## PROVIDED MATERIAL

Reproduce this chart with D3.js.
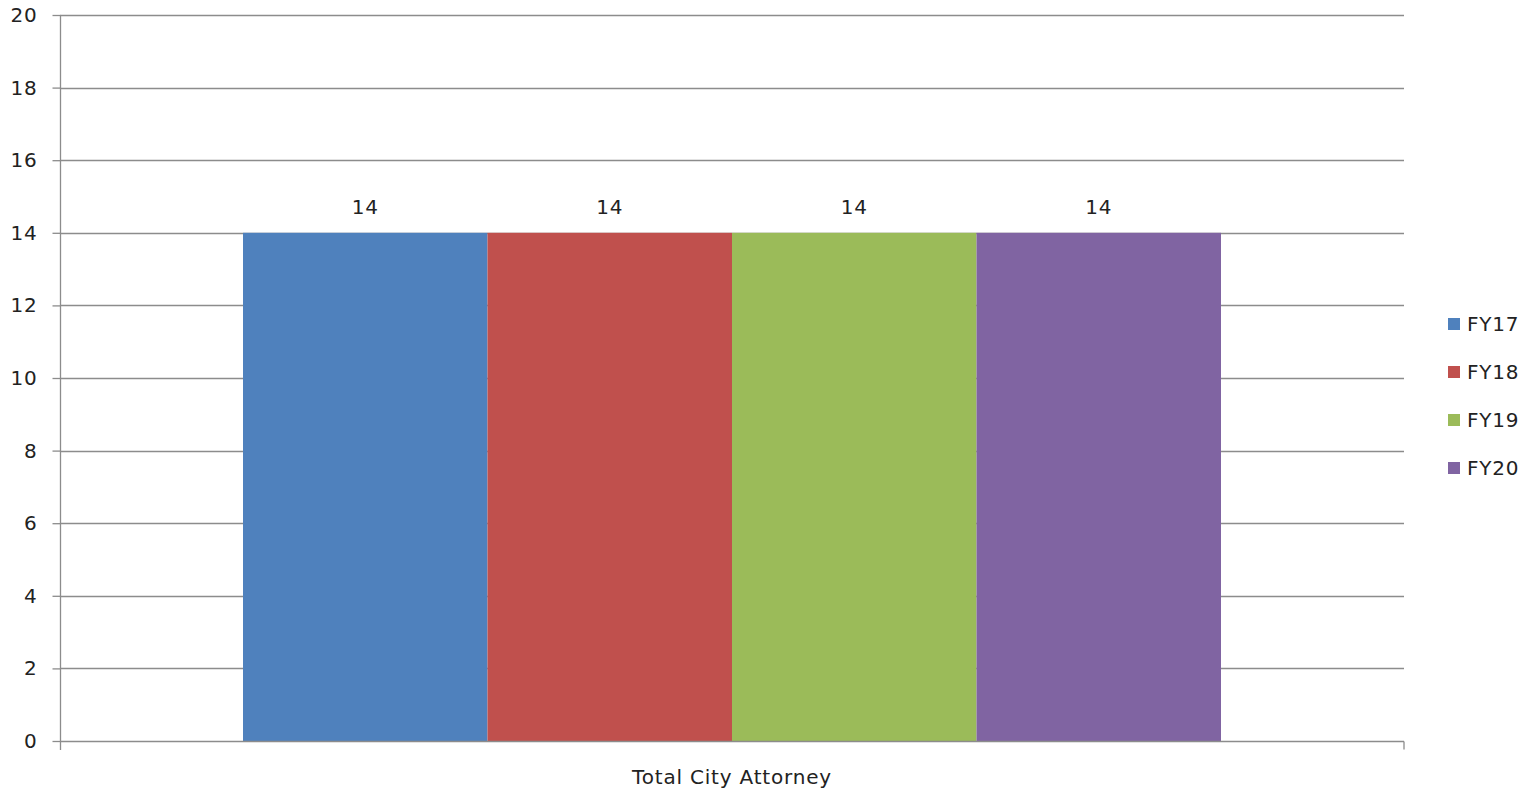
<!DOCTYPE html>
<html>
<head>
<meta charset="utf-8">
<script src="https://cdn.jsdelivr.net/npm/d3@7"></script>
<style>
  html, body { margin: 0; padding: 0; background: #fff; }
  svg { display: block; }
  text { font-family: "DejaVu Sans", "Liberation Sans", sans-serif; fill: #222; letter-spacing: 0.8px; }
</style>
</head>
<body>
<svg id="chart" width="1528" height="792"></svg>
<script>
// Budgeted positions for the City Attorney's office, by fiscal year
const categories = ["Total City Attorney"];
const seriesNames = ["FY17", "FY18", "FY19", "FY20"];
const seriesValues = [14, 14, 14, 14];
const seriesColors = ["#4F81BD", "#C0504D", "#9BBB59", "#8064A2"];
const yTicks = [0, 2, 4, 6, 8, 10, 12, 14, 16, 18, 20];

const svg = d3.select("#chart");
const plotLeft = 60, plotRight = 1404, plotTop = 15, plotBottom = 741;
const fontSize = 20;

const y = d3.scaleLinear().domain([0, 20]).range([plotBottom, plotTop]);
const x0 = d3.scaleBand().domain(categories).range([plotLeft, plotRight]).paddingInner(0).paddingOuter(0);
// 150% gap width split evenly on both sides of the cluster
const clusterFrac = 978 / 1344;
const x1 = d3.scaleBand().domain(seriesNames)
  .range([(1 - clusterFrac) / 2 * x0.bandwidth(), (1 + clusterFrac) / 2 * x0.bandwidth()])
  .padding(0);

const gridColor = "#8c8c8c";

// horizontal gridlines
svg.append("g").selectAll("line").data(yTicks.filter(d => d > 0)).join("line")
  .attr("x1", plotLeft).attr("x2", plotRight)
  .attr("y1", d => Math.round(y(d)) + 0.5).attr("y2", d => Math.round(y(d)) + 0.5)
  .attr("stroke", gridColor).attr("stroke-width", 1.3);

// y axis with ticks and labels
const yAxis = d3.axisLeft(y).tickValues(yTicks).tickSize(8).tickPadding(15).tickFormat(d3.format("d"));
const gy = svg.append("g").attr("transform", `translate(${plotLeft + 0.5},0)`).call(yAxis);
gy.select(".domain").remove();
gy.selectAll(".tick line").attr("stroke", gridColor).attr("stroke-width", 1.3);
gy.selectAll(".tick text").attr("font-size", fontSize).attr("fill", "#222")
  .style("font-family", "\"DejaVu Sans\", sans-serif");
gy.append("line").attr("x1", 0).attr("x2", 0).attr("y1", plotTop).attr("y2", plotBottom + 9)
  .attr("stroke", gridColor).attr("stroke-width", 1.3);

// bars
const g = svg.append("g");
categories.forEach(cat => {
  const data = seriesNames.map((s, i) => ({ s, v: seriesValues[i], c: seriesColors[i] }));
  g.selectAll(null).data(data).join("rect")
    .attr("x", d => x0(cat) + x1(d.s))
    .attr("y", d => y(d.v))
    .attr("width", x1.bandwidth())
    .attr("height", d => y(0) - y(d.v))
    .attr("fill", d => d.c);
  g.selectAll(null).data(data).join("text")
    .attr("x", d => x0(cat) + x1(d.s) + x1.bandwidth() / 2)
    .attr("y", d => y(d.v) - 19)
    .attr("text-anchor", "middle")
    .attr("font-size", fontSize)
    .text(d => d.v);
});

// x axis baseline and end tick
const gx = svg.append("g").attr("transform", `translate(0,${Math.round(plotBottom) + 0.5})`);
gx.append("line").attr("x1", plotLeft).attr("x2", plotRight).attr("stroke", gridColor).attr("stroke-width", 1.3);
gx.append("line").attr("x1", plotRight).attr("x2", plotRight).attr("y1", 0).attr("y2", 8)
  .attr("stroke", gridColor).attr("stroke-width", 1.3);
gx.selectAll("text.cat").data(categories).join("text")
  .attr("class", "cat")
  .attr("x", d => x0(d) + x0.bandwidth() / 2)
  .attr("y", 42)
  .attr("text-anchor", "middle")
  .attr("font-size", fontSize)
  .text(d => d);

// legend
const legend = svg.append("g").attr("transform", "translate(1448,324)");
const items = legend.selectAll("g").data(seriesNames).join("g")
  .attr("transform", (d, i) => `translate(0,${i * 48})`);
items.append("rect").attr("x", 0).attr("y", -6).attr("width", 12).attr("height", 12)
  .attr("fill", (d, i) => seriesColors[i]);
items.append("text").attr("x", 19).attr("y", 0).attr("dy", "0.35em")
  .attr("font-size", fontSize).text(d => d);
</script>
</body>
</html>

## WORK REQUIRED
Copy out each line of the listing that holds "chart".

## FINAL RESULT
Reproduce this chart with D3.js.
<svg id="chart" width="1528" height="792"></svg>
const svg = d3.select("#chart");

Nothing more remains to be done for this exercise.